**Objective:** Leave out the pictures and retype only the lines from the opening line to the line that holds "import numpy as np", both ends included.

**Dataset records:**

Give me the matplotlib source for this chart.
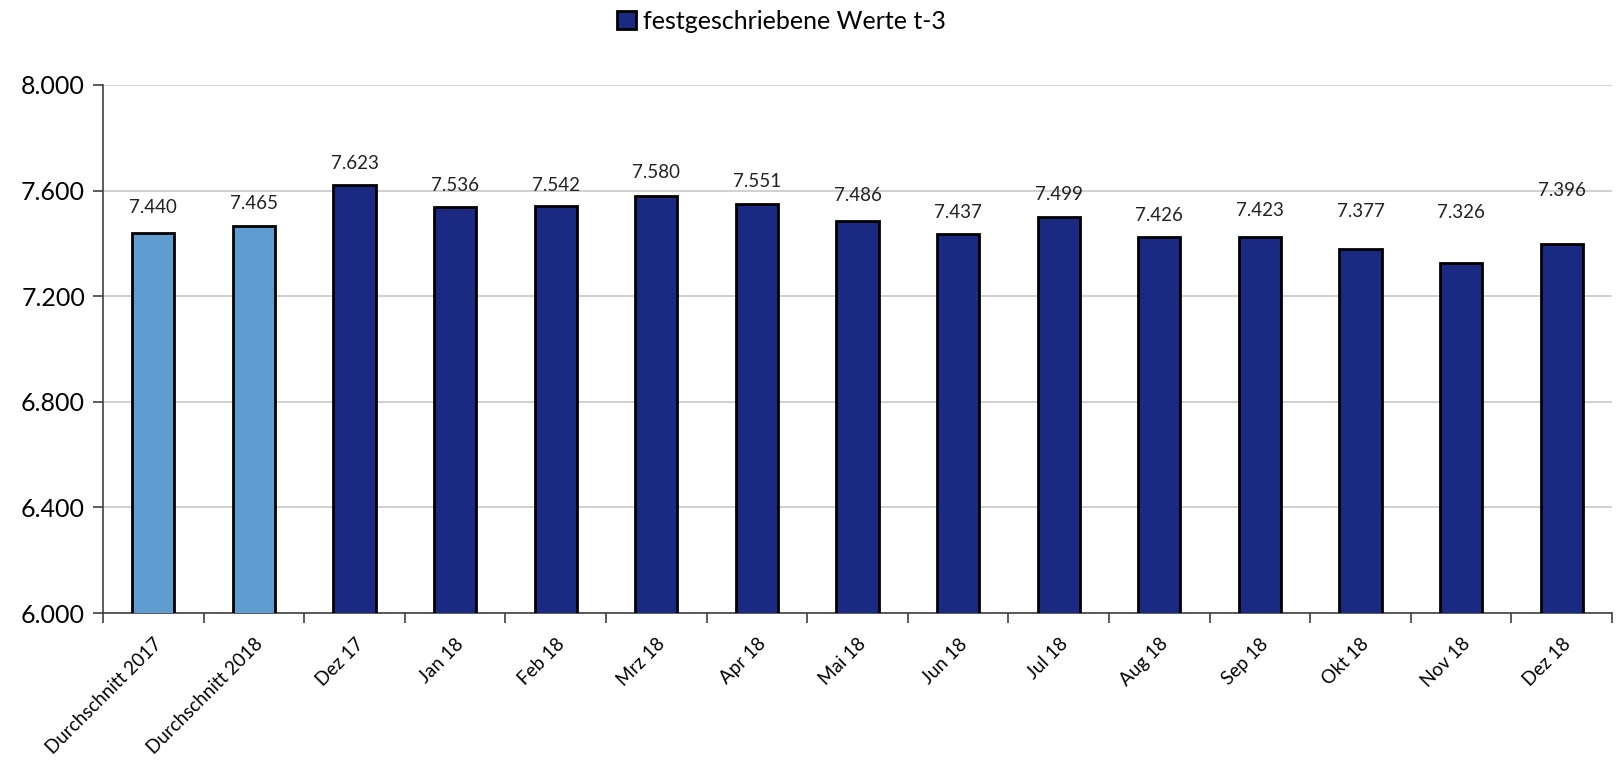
import matplotlib
matplotlib.use("Agg")
import matplotlib.pyplot as plt
from matplotlib.patches import Patch
from matplotlib.ticker import FuncFormatter, MultipleLocator
import numpy as np

categories = ["Durchschnitt 2017", "Durchschnitt 2018", "Dez 17", "Jan 18", "Feb 18",
              "Mrz 18", "Apr 18", "Mai 18", "Jun 18", "Jul 18", "Aug 18", "Sep 18",
              "Okt 18", "Nov 18", "Dez 18"]
values = [7440, 7465, 7623, 7536, 7542, 7580, 7551, 7486, 7437, 7499, 7426, 7423,
          7377, 7326, 7396]
series_name = "festgeschriebene Werte t-3"

# styling
light = "#5F9DD0"
dark = "#1A2A82"
bar_colors = [light, light] + [dark] * (len(values) - 2)
label_offsets_px = [25, 23, 21, 22, 20, 23, 22, 25, 21, 23, 21, 27, 38, 50, 54]

plt.rcParams['font.family'] = ['Lato', 'DejaVu Sans']

fig = plt.figure(figsize=(16.18, 7.6), dpi=100)
ax = fig.add_axes([0.0637, 0.1934, 0.9326, 0.6948])

x = np.arange(len(values))
bars = ax.bar(x, values, width=0.42, color=bar_colors, edgecolor="black",
              linewidth=2, bottom=0, zorder=3)

ax.set_ylim(6000, 8000)
ax.set_xlim(-0.5, len(values) - 0.5)
ax.yaxis.set_major_locator(MultipleLocator(400))
ax.yaxis.set_major_formatter(FuncFormatter(lambda v, p: f"{v:,.0f}".replace(",", ".")))
ax.grid(axis="y", color="#C8C8C8", linewidth=1.2, zorder=0)
ax.set_axisbelow(True)

for s in ["top", "right"]:
    ax.spines[s].set_visible(False)
for s in ["left", "bottom"]:
    ax.spines[s].set_color("#404040")
    ax.spines[s].set_linewidth(1.2)

ax.tick_params(axis="y", labelsize=18, length=7, width=1.2, color="#404040", pad=6)
ax.set_xticks(x)
ax.set_xticklabels(categories, rotation=45, ha="right", rotation_mode="anchor", fontsize=13.5)
ax.tick_params(axis="x", which="major", length=0, pad=16)
ax.set_xticks(np.arange(-0.5, len(values)), minor=True)
ax.tick_params(axis="x", which="minor", length=7, width=1.2, color="#404040")

for xi, v, off in zip(x, values, label_offsets_px):
    ax.annotate(f"{v:,.0f}".replace(",", "."), (xi, v), xytext=(0, off * 0.72),
                textcoords="offset points", ha="center", va="center", fontsize=13.5,
                color="#222222")

handle = Patch(facecolor=dark, edgecolor="black", linewidth=2)
fig.legend([handle], [series_name], loc="center", bbox_to_anchor=(0.483, 0.972),
           frameon=False, fontsize=18, handlelength=0.75, handleheight=0.75,
           handletextpad=0.3)

fig.savefig("out.png", dpi=100)
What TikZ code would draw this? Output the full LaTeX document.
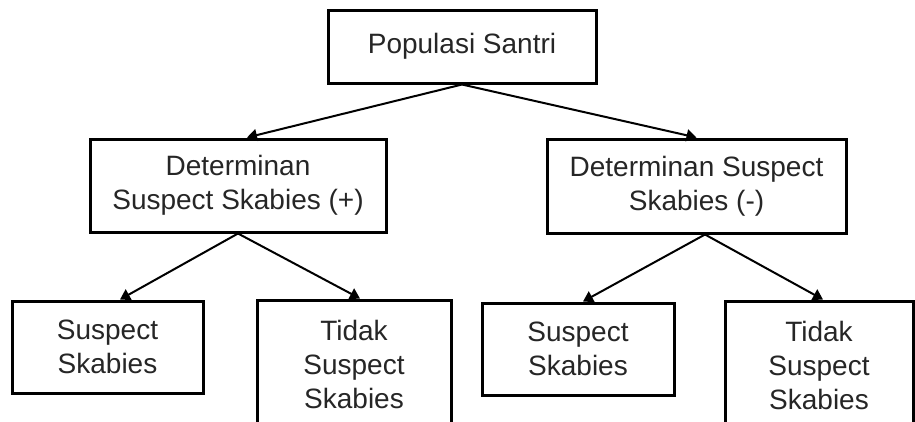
\documentclass[tikz,border=0pt]{standalone}
\usepackage{fontspec}
\setmainfont{Liberation Sans}
\usetikzlibrary{arrows.meta}
\tikzset{
  box/.style={draw=black, line width=3pt, fill=white, align=center, inner sep=0pt,
    font=\fontsize{28}{34}\selectfont, text=black!85},
  conn/.style={line width=2pt, -{Triangle[width=12pt,length=10pt]}}
}
\begin{document}
\begin{tikzpicture}[x=1pt,y=-1pt]
\useasboundingbox (0,0) rectangle (915,421);
\clip (0,0) rectangle (915,421);
\fill[white] (0,0) rectangle (915,421);
\node[box, minimum width=268pt, minimum height=73pt] (top) at (462,46.5) {Populasi Santri};
\node[box, minimum width=296pt, minimum height=93pt] (lmid) at (238,185.5) {Determinan\\Suspect Skabies (+)};
\node[box, minimum width=299pt, minimum height=94pt] (rmid) at (696.5,186) {Determinan Suspect\\Skabies (-)};
\node[box, minimum width=191pt, minimum height=92pt] (ll) at (107.5,347) {Suspect\\Skabies};
\node[box, minimum width=194pt, minimum height=128pt] (lr) at (354,364) {Tidak\\Suspect\\Skabies};
\node[box, minimum width=192pt, minimum height=92pt] (rl) at (578,349) {Suspect\\Skabies};
\node[box, minimum width=188pt, minimum height=128pt] (rr) at (819,365) {Tidak\\Suspect\\Skabies};
\draw[conn] (top.south) -- ([xshift=9pt]lmid.north);
\draw[conn] (top.south) -- (rmid.north);
\draw[conn] (lmid.south) -- ([xshift=12.5pt]ll.north);
\draw[conn] (lmid.south) -- ([xshift=6pt]lr.north);
\draw[conn] ([xshift=8.5pt]rmid.south) -- ([xshift=5pt]rl.north);
\draw[conn] ([xshift=8.5pt]rmid.south) -- ([xshift=4pt]rr.north);
\end{tikzpicture}
\end{document}
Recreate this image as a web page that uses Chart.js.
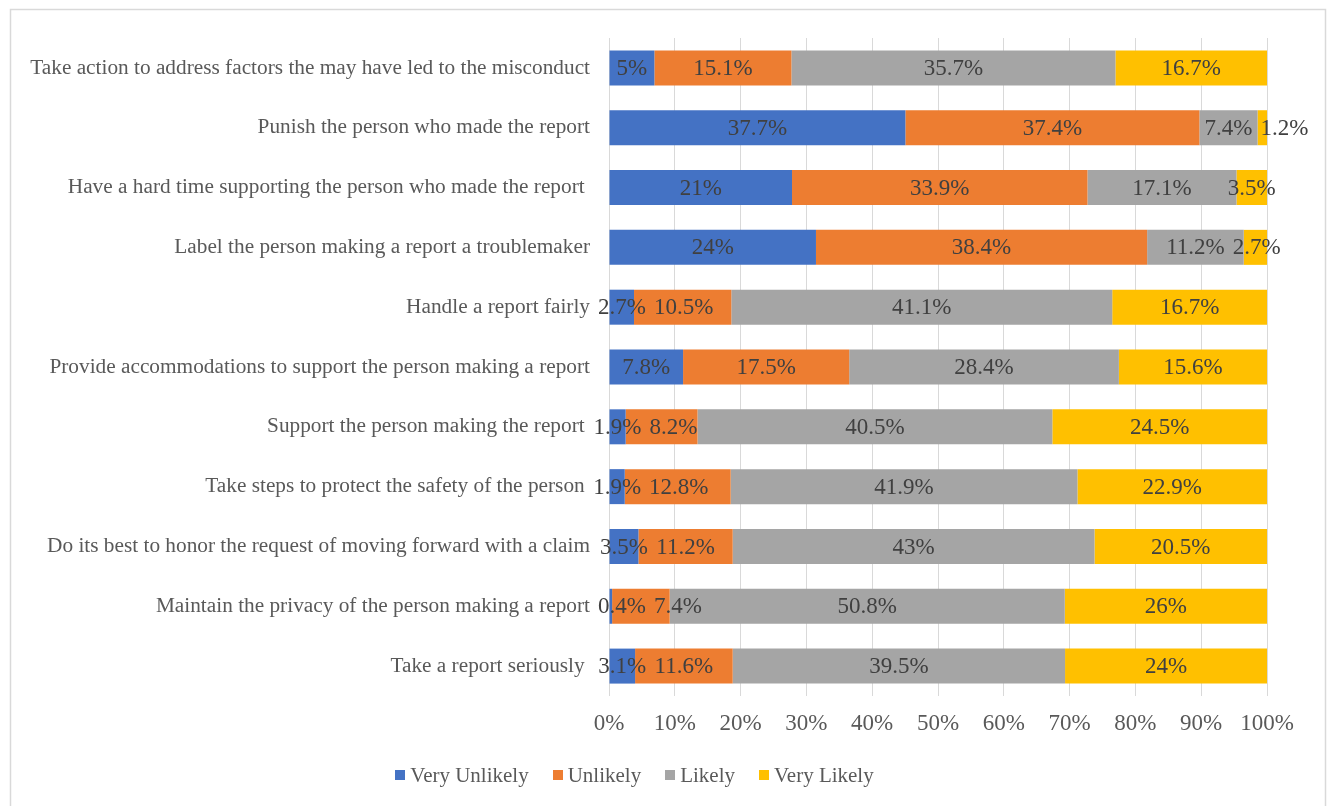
<!DOCTYPE html>
<html><head><meta charset="utf-8">
<script src="https://cdn.jsdelivr.net/npm/chart.js@4"></script>
<style>body{margin:0;background:#fff}#wrap{width:1329px;height:806px;position:relative}</style>
</head><body><div id="wrap"><canvas id="c" width="1329" height="806"></canvas></div>
<script>
const categories = [
  "Take action to address factors the may have led to the misconduct",
  "Punish the person who made the report",
  "Have a hard time supporting the person who made the report ",
  "Label the person making a report a troublemaker",
  "Handle a report fairly",
  "Provide accommodations to support the person making a report",
  "Support the person making the report ",
  "Take steps to protect the safety of the person ",
  "Do its best to honor the request of moving forward with a claim",
  "Maintain the privacy of the person making a report",
  "Take a report seriously "
];
const veryUnlikely = [5, 37.7, 21, 24, 2.7, 7.8, 1.9, 1.9, 3.5, 0.4, 3.1];
const unlikely     = [15.1, 37.4, 33.9, 38.4, 10.5, 17.5, 8.2, 12.8, 11.2, 7.4, 11.6];
const likely       = [35.7, 7.4, 17.1, 11.2, 41.1, 28.4, 40.5, 41.9, 43, 50.8, 39.5];
const veryLikely   = [16.7, 1.2, 3.5, 2.7, 16.7, 15.6, 24.5, 22.9, 20.5, 26, 24];
const seriesNames = ["Very Unlikely", "Unlikely", "Likely", "Very Likely"];
const colors = ["#4472C4", "#ED7D31", "#A5A5A5", "#FFC000"];
const xTicks = [0,10,20,30,40,50,60,70,80,90,100];

const raw = [veryUnlikely, unlikely, likely, veryLikely];
const sums = categories.map((_, i) => raw.reduce((s, arr) => s + arr[i], 0));

const SERIF = '"Liberation Serif","Times New Roman",serif';
const CAT_FONT = 21.3, CAT_PAD = 19;

const labelPlugin = {
  id: 'segLabels',
  afterDatasetsDraw(chart) {
    const ctx = chart.ctx;
    const yScale = chart.scales.y;
    ctx.save();
    ctx.textAlign = 'center';
    ctx.textBaseline = 'middle';
    ctx.fillStyle = '#404040';
    const metas = chart.data.datasets.map((ds, di) => chart.getDatasetMeta(di));
    chart.data.labels.forEach((cat, i) => {
      // right edge of category text (excluding trailing spaces)
      ctx.font = CAT_FONT + 'px ' + SERIF;
      const trail = cat.length - cat.replace(/\s+$/, '').length;
      const trailW = trail ? ctx.measureText(' '.repeat(trail)).width : 0;
      let minLeft = yScale.right - CAT_PAD - trailW + 8;
      ctx.font = '23px ' + SERIF;
      chart.data.datasets.forEach((ds, di) => {
        const el = metas[di].data[i];
        const txt = ds.rawValues[i] + '%';
        const w = ctx.measureText(txt).width;
        let cx = (el.x + el.base) / 2;
        if (cx - w / 2 < minLeft) cx = minLeft + w / 2;
        ctx.fillText(txt, cx, el.y + 1);
        minLeft = cx + w / 2 + 8;
      });
    });
    ctx.restore();
  }
};
const framePlugin = {
  id: 'frame',
  beforeDraw(chart) {
    const ctx = chart.ctx;
    ctx.save();
    ctx.fillStyle = '#fff';
    ctx.fillRect(0, 0, chart.width, chart.height);
    ctx.strokeStyle = '#d9d9d9';
    ctx.lineWidth = 1.5;
    ctx.strokeRect(10.5, 9.5, 1315, 810);
    ctx.restore();
  }
};
const legendPlugin = {
  id: 'customLegend',
  afterDraw(chart) {
    const ctx = chart.ctx;
    ctx.save();
    ctx.font = '21px ' + SERIF;
    ctx.textBaseline = 'middle';
    ctx.textAlign = 'left';
    const box = 10, gap = 5, spacing = 24, cy = 775, center = 634.5;
    const items = chart.data.datasets.map(ds => ({ label: ds.label, color: ds.backgroundColor, w: ctx.measureText(ds.label).width }));
    const total = items.reduce((s, it) => s + box + gap + it.w, 0) + spacing * (items.length - 1);
    let x = center - total / 2;
    items.forEach(it => {
      ctx.fillStyle = it.color;
      ctx.fillRect(Math.round(x), cy - box / 2, box, box);
      ctx.fillStyle = '#595959';
      ctx.fillText(it.label, x + box + gap, cy + 1);
      x += box + gap + it.w + spacing;
    });
    ctx.restore();
  }
};

new Chart(document.getElementById('c'), {
  type: 'bar',
  data: {
    labels: categories,
    datasets: raw.map((arr, k) => ({
      label: seriesNames[k],
      data: arr.map((v, i) => v / sums[i] * 100),
      rawValues: arr,
      backgroundColor: colors[k],
      borderWidth: 0,
      barPercentage: 0.585,
      categoryPercentage: 1
    }))
  },
  options: {
    indexAxis: 'y',
    responsive: false,
    animation: false,
    layout: { padding: { top: 38, right: 62, left: 0, bottom: 60 } },
    scales: {
      x: {
        stacked: true, min: 0, max: 100,
        afterBuildTicks(s) { s.ticks = xTicks.map(v => ({ value: v })); },
        afterFit(s) { s.height = 50; },
        ticks: { callback: v => v + '%', font: { family: SERIF, size: 23 }, color: '#595959', padding: 14, maxRotation: 0 },
        grid: { color: '#d9d9d9', drawTicks: false },
        border: { display: false }
      },
      y: {
        stacked: true,
        afterFit(s) { s.width = 609; },
        ticks: { font: { family: SERIF, size: CAT_FONT }, color: '#595959', padding: CAT_PAD, autoSkip: false },
        grid: { display: false, drawTicks: false },
        border: { display: false }
      }
    },
    plugins: {
      legend: { display: false },
      tooltip: { enabled: false }
    }
  },
  plugins: [framePlugin, labelPlugin, legendPlugin]
});
</script></body></html>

**Task result:**
Give me the matplotlib source for this chart.
import matplotlib
matplotlib.use("Agg")
import matplotlib.pyplot as plt
from matplotlib.patches import Patch
from matplotlib.ticker import FuncFormatter, MultipleLocator
import numpy as np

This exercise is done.